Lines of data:
>> Start

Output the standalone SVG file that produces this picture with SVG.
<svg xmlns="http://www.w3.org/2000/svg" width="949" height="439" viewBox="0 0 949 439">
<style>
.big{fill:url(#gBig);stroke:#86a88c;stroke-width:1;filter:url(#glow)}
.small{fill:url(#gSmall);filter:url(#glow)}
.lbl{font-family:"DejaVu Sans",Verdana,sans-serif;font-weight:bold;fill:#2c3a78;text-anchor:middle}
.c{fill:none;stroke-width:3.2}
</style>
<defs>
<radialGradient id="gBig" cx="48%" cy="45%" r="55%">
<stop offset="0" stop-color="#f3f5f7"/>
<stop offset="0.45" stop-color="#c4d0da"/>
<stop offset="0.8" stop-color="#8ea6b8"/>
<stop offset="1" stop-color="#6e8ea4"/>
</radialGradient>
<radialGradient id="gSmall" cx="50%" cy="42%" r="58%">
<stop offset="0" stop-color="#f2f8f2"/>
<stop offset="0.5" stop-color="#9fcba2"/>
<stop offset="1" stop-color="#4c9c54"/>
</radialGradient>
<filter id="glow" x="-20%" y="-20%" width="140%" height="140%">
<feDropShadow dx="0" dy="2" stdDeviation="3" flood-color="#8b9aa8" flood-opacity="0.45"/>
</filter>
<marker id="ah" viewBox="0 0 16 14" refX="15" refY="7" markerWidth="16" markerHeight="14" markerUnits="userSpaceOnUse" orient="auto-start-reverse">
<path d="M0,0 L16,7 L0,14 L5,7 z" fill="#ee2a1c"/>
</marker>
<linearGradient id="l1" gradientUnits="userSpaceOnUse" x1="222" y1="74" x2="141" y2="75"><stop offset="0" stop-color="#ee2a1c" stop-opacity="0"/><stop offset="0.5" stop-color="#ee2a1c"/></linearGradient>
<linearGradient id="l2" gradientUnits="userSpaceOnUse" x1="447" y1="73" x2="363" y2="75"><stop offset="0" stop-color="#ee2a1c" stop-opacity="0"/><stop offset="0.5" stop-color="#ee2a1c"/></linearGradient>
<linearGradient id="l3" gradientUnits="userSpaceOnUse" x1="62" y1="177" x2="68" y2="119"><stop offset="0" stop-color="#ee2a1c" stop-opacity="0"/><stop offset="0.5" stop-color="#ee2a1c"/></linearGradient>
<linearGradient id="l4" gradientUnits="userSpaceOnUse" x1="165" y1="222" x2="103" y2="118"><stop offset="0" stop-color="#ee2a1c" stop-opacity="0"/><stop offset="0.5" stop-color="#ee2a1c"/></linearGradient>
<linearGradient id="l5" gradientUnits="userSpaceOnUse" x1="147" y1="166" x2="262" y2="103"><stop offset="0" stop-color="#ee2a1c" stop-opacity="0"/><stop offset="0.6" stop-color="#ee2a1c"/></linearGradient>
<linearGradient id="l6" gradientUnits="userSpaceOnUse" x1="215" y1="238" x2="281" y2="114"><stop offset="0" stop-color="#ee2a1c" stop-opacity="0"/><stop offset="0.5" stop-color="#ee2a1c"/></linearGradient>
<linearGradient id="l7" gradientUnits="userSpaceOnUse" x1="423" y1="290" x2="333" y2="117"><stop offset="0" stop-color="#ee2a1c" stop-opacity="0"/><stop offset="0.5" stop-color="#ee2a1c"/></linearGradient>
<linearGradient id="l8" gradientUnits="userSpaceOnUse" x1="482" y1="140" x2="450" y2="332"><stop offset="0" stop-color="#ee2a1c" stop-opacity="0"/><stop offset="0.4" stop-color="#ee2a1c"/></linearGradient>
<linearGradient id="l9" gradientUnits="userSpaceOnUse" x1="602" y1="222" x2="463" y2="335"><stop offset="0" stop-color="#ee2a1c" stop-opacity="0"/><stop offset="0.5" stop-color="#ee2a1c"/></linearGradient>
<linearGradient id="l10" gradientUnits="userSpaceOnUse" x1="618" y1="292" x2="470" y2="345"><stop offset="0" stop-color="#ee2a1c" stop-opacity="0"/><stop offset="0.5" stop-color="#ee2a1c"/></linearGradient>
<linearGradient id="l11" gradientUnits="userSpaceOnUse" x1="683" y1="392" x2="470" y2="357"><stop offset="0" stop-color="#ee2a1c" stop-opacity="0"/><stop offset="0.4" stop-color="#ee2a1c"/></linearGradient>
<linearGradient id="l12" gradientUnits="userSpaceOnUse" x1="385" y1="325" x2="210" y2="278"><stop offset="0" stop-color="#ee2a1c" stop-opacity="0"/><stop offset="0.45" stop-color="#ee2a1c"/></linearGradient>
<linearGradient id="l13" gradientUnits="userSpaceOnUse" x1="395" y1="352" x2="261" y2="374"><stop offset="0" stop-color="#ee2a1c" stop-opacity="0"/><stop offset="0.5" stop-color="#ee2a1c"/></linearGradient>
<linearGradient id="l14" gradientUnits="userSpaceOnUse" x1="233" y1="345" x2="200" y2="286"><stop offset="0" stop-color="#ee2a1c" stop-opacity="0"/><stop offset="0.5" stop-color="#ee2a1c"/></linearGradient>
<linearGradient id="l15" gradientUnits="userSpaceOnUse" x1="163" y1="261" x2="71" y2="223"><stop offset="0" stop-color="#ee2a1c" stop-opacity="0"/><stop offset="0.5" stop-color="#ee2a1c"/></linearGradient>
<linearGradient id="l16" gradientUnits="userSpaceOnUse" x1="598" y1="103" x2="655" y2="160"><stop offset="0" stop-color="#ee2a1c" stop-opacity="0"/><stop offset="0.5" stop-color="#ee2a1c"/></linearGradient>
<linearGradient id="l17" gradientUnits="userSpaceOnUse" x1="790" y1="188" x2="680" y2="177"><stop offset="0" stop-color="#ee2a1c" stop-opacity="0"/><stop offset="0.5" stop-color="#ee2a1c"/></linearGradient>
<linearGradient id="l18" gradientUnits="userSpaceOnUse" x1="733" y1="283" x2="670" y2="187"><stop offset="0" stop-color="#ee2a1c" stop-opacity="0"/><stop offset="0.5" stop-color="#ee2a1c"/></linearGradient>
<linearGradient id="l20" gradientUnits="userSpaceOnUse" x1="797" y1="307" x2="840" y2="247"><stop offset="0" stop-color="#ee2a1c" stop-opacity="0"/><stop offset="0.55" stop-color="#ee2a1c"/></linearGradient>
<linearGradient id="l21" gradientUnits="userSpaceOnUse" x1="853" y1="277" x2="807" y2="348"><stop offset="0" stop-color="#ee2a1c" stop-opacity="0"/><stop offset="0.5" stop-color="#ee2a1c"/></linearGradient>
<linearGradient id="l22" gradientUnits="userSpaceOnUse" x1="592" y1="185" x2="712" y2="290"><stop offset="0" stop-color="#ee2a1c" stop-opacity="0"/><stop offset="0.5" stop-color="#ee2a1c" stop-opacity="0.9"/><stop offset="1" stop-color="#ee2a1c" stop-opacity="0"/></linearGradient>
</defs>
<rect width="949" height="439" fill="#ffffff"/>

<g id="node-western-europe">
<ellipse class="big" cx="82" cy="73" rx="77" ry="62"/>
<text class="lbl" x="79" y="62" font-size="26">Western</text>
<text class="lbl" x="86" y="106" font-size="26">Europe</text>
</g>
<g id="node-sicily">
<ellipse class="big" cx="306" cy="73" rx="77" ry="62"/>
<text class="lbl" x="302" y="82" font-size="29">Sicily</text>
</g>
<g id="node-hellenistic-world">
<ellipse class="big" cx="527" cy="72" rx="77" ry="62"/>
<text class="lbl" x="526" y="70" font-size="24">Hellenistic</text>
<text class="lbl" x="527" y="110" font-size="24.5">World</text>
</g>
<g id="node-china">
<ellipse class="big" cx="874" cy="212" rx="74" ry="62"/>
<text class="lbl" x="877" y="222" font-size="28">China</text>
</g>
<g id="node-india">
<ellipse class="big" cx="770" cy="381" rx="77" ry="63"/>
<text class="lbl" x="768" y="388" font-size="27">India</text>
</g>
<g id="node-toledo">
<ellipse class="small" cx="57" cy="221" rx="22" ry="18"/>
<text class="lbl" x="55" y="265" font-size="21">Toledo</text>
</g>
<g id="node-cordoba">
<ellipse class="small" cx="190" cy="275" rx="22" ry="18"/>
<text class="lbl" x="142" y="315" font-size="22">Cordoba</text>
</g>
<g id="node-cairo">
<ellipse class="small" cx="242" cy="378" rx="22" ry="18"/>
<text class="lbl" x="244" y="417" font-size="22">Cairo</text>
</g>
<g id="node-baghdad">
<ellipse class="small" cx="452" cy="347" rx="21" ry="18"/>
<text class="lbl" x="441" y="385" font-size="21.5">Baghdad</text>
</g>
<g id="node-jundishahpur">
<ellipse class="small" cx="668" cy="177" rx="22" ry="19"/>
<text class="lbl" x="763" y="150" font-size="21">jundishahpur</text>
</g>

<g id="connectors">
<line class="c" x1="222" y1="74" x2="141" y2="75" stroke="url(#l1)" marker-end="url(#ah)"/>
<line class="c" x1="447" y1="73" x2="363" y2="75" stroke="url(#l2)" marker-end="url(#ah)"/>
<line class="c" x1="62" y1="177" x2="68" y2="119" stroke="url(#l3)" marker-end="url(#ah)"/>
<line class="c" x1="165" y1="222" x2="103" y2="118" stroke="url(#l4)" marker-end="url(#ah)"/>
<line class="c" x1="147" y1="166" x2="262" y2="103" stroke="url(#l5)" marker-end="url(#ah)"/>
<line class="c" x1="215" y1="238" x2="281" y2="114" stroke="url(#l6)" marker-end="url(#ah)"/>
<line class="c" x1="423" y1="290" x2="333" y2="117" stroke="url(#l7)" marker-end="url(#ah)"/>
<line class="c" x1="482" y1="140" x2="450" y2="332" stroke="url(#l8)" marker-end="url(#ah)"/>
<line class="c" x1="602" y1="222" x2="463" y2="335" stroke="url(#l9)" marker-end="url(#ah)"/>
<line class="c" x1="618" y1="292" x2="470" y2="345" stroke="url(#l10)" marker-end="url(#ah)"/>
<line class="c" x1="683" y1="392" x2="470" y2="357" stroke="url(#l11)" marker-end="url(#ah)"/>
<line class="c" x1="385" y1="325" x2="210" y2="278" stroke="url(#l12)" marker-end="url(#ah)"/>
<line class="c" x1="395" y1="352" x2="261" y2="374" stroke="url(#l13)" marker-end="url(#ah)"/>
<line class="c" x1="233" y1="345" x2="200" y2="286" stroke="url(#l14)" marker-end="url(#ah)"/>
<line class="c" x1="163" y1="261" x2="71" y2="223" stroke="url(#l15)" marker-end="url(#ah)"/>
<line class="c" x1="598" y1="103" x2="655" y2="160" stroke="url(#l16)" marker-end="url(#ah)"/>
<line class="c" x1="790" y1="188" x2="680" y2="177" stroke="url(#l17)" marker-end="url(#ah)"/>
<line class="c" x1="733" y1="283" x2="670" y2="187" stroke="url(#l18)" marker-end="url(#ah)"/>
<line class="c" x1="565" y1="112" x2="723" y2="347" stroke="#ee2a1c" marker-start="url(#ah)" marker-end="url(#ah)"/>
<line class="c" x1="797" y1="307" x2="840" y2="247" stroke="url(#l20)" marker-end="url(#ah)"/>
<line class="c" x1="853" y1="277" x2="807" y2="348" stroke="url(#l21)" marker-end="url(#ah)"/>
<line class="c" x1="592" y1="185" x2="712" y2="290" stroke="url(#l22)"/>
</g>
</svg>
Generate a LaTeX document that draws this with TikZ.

>> End

Exercise aim: Every line in the data above that contains "this" needs to be copied.

Written answer:
Output the standalone SVG file that produces this picture with SVG.
Generate a LaTeX document that draws this with TikZ.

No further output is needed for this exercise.